Generic class constraints

Symbolic constraints that must apply to all symbolic instances of a given type or class can be written using the following syntax:

<class_name>: <constraint>

The <class_name>: specifier must match type names as they are stored in the CPG.

Since class constraints are generic, there is no declared variable name to use when writing the constraint. Instead, one can use the $OBJ. syntax to refer to the instance of the class. If we build up on our previous example, that would give:

struct buffer {
    int *buf;
    int len; // Current number of elements stored in 'buf'
};

void foo(struct buffer *b);
buffer: $LEN($OBJ.buf) == $CAPACITY($OBJ)   # total length of 'buf' field as big as the instance capacity
buffer: $SIZE($OBJ) <= $CAPACITY($OBJ) # current size of the instance less or equal to it's capacity
buffer: $OBJ.len == $SIZE($OBJ)

When under-constrained Manticore instantiates the function argument b, the generic constraints for buffer are applied to b ($OBJ gets replaced by b).
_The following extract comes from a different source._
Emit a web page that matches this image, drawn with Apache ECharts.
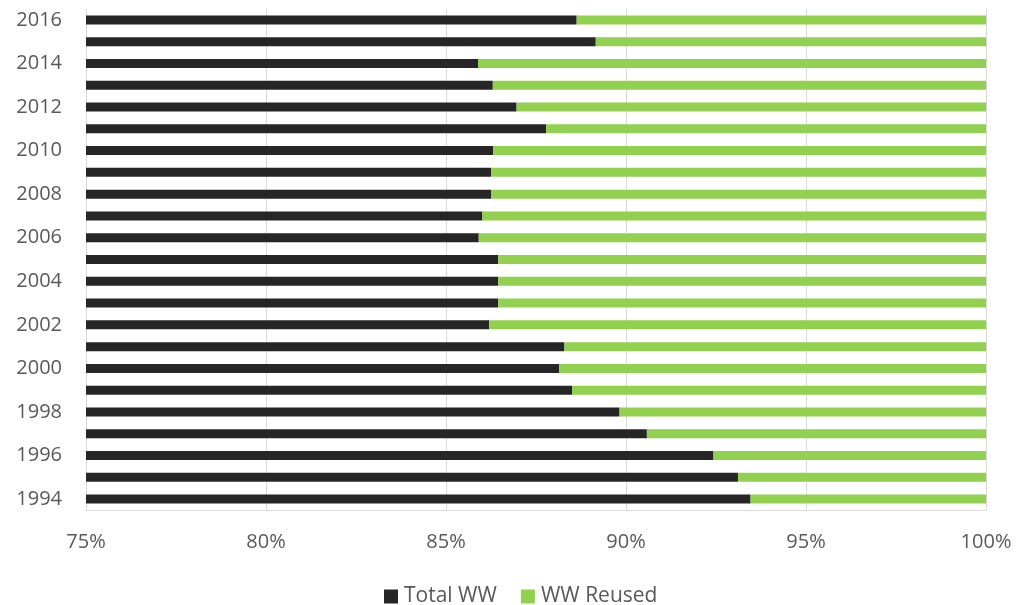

It is also possible to write generic constraints for templated types by replace template type arguments by #:

some_templated_class<#,#>: ...

In the constraint body, template arguments can be referred to with the #<num> syntax. #0 refers to the first template argument, #1 to the second, and so on. Template arguments references with # can be used in constraints by the following operators:

  • $TYPESIZE(#<num>): returns the size in bytes for template argument number <num>, starting at #0

Below is an example set of constraints that enforces correct behavior for a symbolic std::vector with maximal capacity of 100 elements:

# Internal correctness of the data structure
vector<#,#>: $OBJ._M_impl._M_finish - $OBJ._M_impl._M_start == $SIZE($OBJ)*$TYPESIZE(#0)
vector<#,#>: $OBJ._M_impl._M_end_of_storage == $OBJ._M_impl._M_start + ($CAPACITY($OBJ)*$TYPESIZE(#0))
vector<#,#>: $LEN($OBJ._M_impl._M_start) == $CAPACITY($OBJ)
vector<#,#>: $CAPACITY($OBJ) == 100
# Make all internal pointers point to the same symbolic buffer
vector<#,#>: $POINTS_WITHIN($OBJ._M_impl._M_finish, $OBJ._M_impl._M_start)
vector<#,#>: $POINTS_WITHIN($OBJ._M_impl._M_end_of_storage, $OBJ._M_impl._M_start)

State forking

Under-constrained Manticore will fork at the same locations as regular Manticore. However, for practical reasons, under-constrained Manticore also needs to perform additional forking on Meta-variables. It will thus fork on:

  • $LEN: the length of an array pointed by a symbolic pointer

  • $CAPACITY: the capacity of a symbolic container class instance

  • $SIZE: the size (number of current elements) of a symbolic container class instance

If desired it is possible to constrain some of the meta-variables further to avoid too much state forking by Specifying additional symbolic constraints.